Was der Besucher in Wien sieht und hört, ist nicht „Parsifal“ – und ist es doch, überschrieben, weitergeschrieben, übertüncht von Meeses aus vielen Quellen zusammengerührter Kunstwelt. Zu der gehört „Star Trek“ genauso wie John Boormans Sci-Fi-Dystopie „Zardoz“ (mit Sean Connery) von 1974. Amfortas (Tómas Tómasson) wie auch die Gralsritter (Arnold Schoenberg Chor) tragen Spock-Uniformen, Amfortas Wunde ist ein drehender Kreisel in Lollypop-Form. Kundry (Magdalena Anna Hofmann), für Meese die „Erzmutter“, kommt mit Knarre wie Barbarella daher, und Parsifal (Daniel Gloger), der mit einem „Raumsiff“ einschwebt, als Tom-of-Finland-Verschnitt im engen Jockstrap. Später wird er eine goldblitzende Erlöseruniform anlegen.
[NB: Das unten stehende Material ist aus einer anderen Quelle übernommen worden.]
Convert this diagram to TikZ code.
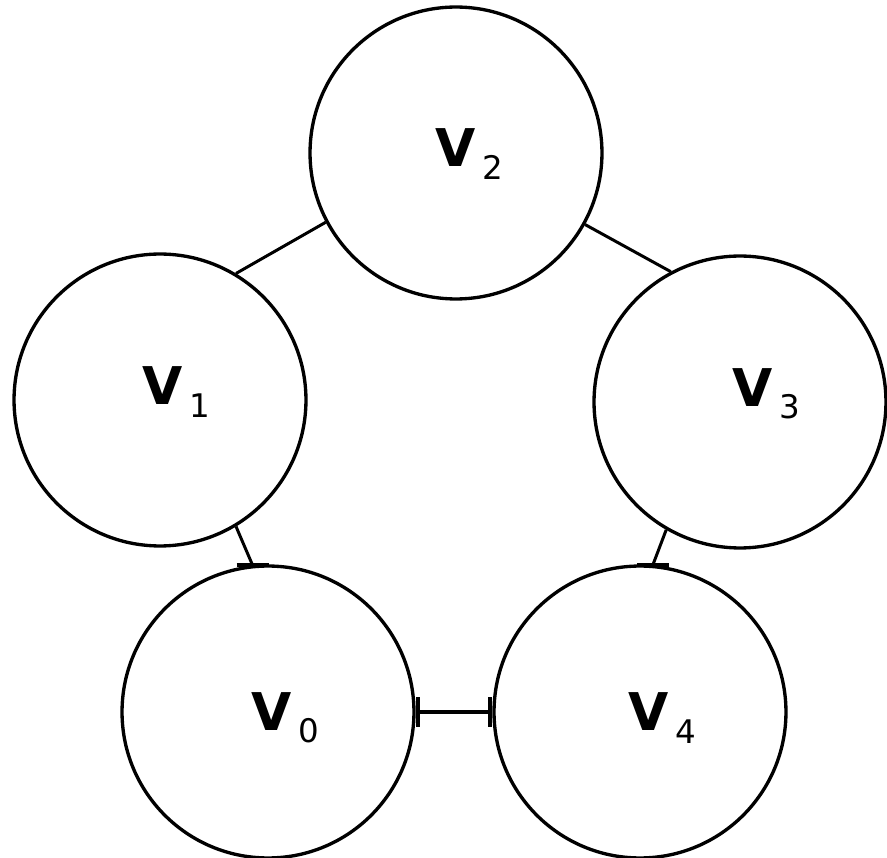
\documentclass[tikz,border=0pt]{standalone}
\usepackage{fontspec}
\setmainfont{DejaVu Sans}
\usetikzlibrary{arrows.meta,calc}

\newcommand{\vname}[1]{\bfseries V\kern4pt\raisebox{-7pt}{\mdseries\fontsize{18.5pt}{18pt}\selectfont #1}}

\begin{document}
\begin{tikzpicture}[x=0.02cm,y=-0.02cm,
  vertex/.style={draw,circle,line width=1.9pt,minimum size=5.84cm,inner sep=0pt},
  vlabel/.style={inner sep=0pt,font=\fontsize{29.6pt}{30pt}\selectfont},
  edge/.style={line width=1.7pt},
  tick/.style={line width=2.4pt}]
\useasboundingbox (0,0) rectangle (887,858);

\node[vertex] (v0) at (268,712) {};
\node[vertex] (v1) at (160,400) {};
\node[vertex] (v2) at (456,153) {};
\node[vertex] (v3) at (740,402) {};
\node[vertex] (v4) at (640,712) {};

\node[vlabel] (l0) at (285,718) {\vname{0}};
\node[vlabel] (l1) at (176,392) {\vname{1}};
\node[vlabel] (l2) at (469,154) {\vname{2}};
\node[vlabel] (l3) at (766,394) {\vname{3}};
\node[vlabel] (l4) at (662,718) {\vname{4}};

\draw[edge] (v1.59) -- (v2.208);
\draw[edge] (v2.331) -- (v3.118);
\draw[edge] (v1.301) -- (v0.96);
\draw[edge] (v3.240) -- (v4.85);
\draw[edge,line width=2.2pt,{Bar[width=0.6cm]}-{Bar[width=0.6cm]}] (v0.east) -- (v4.west);
\draw[tick] ($(v0.96)+(-16,0)$) -- ($(v0.96)+(16,0)$);
\draw[tick] ($(v4.85)+(-16,0)$) -- ($(v4.85)+(16,0)$);
\end{tikzpicture}
\end{document}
Meese hat seine ganz eigene Sprache

Und als ob es der Ebenen nicht schon genug wären: Auch die Obertitelanlage hört nicht auf zu plappern. Meese nutzt sie als zusätzliche Spielfläche, kommentiert hier quasi jeden Vers mit eigenen Assoziationen. Gurnemanz (Wolfgang Bakl) kündigt Kundry an mit den Worten „Seht die wilde Reiterin“. „LEITMOTIV LIEBE“, schreibt Meese darunter. Zu „Ihm kehrten die Schmerzen bald zurück“ schreibt er: „LOHN DER KUNST“. Und zu „Am Boden kriecht sie“ – „HERZBLUT“. Schwer zu glauben, dass auch nur irgendetwas davon in Bayreuth durchgegangen wäre.
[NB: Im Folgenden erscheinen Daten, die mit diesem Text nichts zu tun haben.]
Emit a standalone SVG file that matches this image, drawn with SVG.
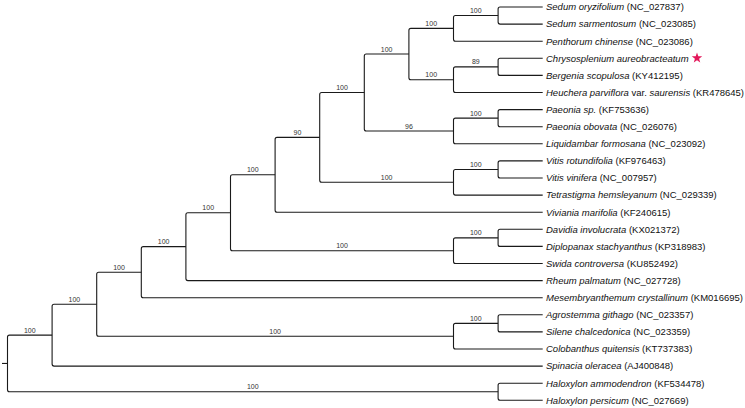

So ist dies ein völlig neues Werk geworden. Das liegt auch an der Musik von Bernhard Lang. Sie umspielt Richard Wagner, entfernt sich stellenweise, kommt ihm dann in einzelnen Motiven sehr nahe bis hin zum direkten Kopieren. Langs wichtigstes Mittel: Das Insistieren, die permanente Wiederholung. Orchester und Sänger krallen sich gleichsam über viele Takte hinweg an einzelnen Worten und Wendungen fest, auf der Suche nach dem „Dahinter“, der Essenz. Schlagwerk spielt eine zentrale Rolle, dieser „Mondparsifal“ ist auch eine Jazzoper. Den zweiten Akt eröffnet ein ausgedehntes Saxofonsolo. Simone Young am Pult des Klangforums Wien dirigiert das alles prägnant, präzise, auf den Punkt, und doch klangschön, rauschhaft, prunkvoll. Daniel Gloger als Parsifal gibt alles, durcheilt sängerisch die Lagen von der grummelnden Tiefe in schmerzende Höhen, mit einer bei Countertenören nicht selbstverständlichen Kraft und Dynamik. Als er später, wenn Kundry ihn küsst, die Wahrheit von Amfortas Wunde erkennt, steigert sich sein Gesang zum wilden, berührenden Schrei. Musik, die anfasst.

Wagner vom Mythenschlamm befreien

Auch Dreieck, Quadrat, Kreis und die Unendlichkeits-Acht sind in die Inszenierung verwoben. Für Meese sind sie Symbole, mit denen sich die ganze Welt fassen lässt. Im Wiener Kunsthistorischen Museum hat sich der Künstler parallel mit Velázquez’ Gemälden der Infantin Margarita Theresa von Spanien auseinandergesetzt, deren Kleider eben diese geometrischen Formen nachvollziehen. So kann sich der Wien-Besucher in Meeses Zitatengewitter, den Entschlüsselungswahnsinn hineinbegeben – oder die permanente Überforderung annehmen, sie akzeptieren als ein Mittel, Wagner vom Mythenschlamm zu befreien. Dass der dann doch wieder aufgerufen wird, indem Meese den ganzen dritten Akt Fritz Langs monumentalexpressives Stummfilmepos „Die Nibelungen“ im Hintergrund mitlaufen lässt, gehört zu den Nüssen, die der Besucher zu knacken hat.

Meese, der quecksilbrige Vogel der Ironie. Auch in Berlin: Dort wird sein „Mondparsifal“ im Oktober im Haus der Berliner Festspiele gezeigt. Natürlich unter einem neuen Titel. Im Moment geplant: „Mondparsifal Beta 9-23. Von einem, der auszog, den ,Wagnerianern des Grauens‘ das ,Geilstgruseln‘ zu erzlehren“. Mal schauen, ob es dabei bleibt. Das Universum des Jonathan Meese wuchert ständig weiter. Vielleicht merkt man das ja auch noch in Bayreuth.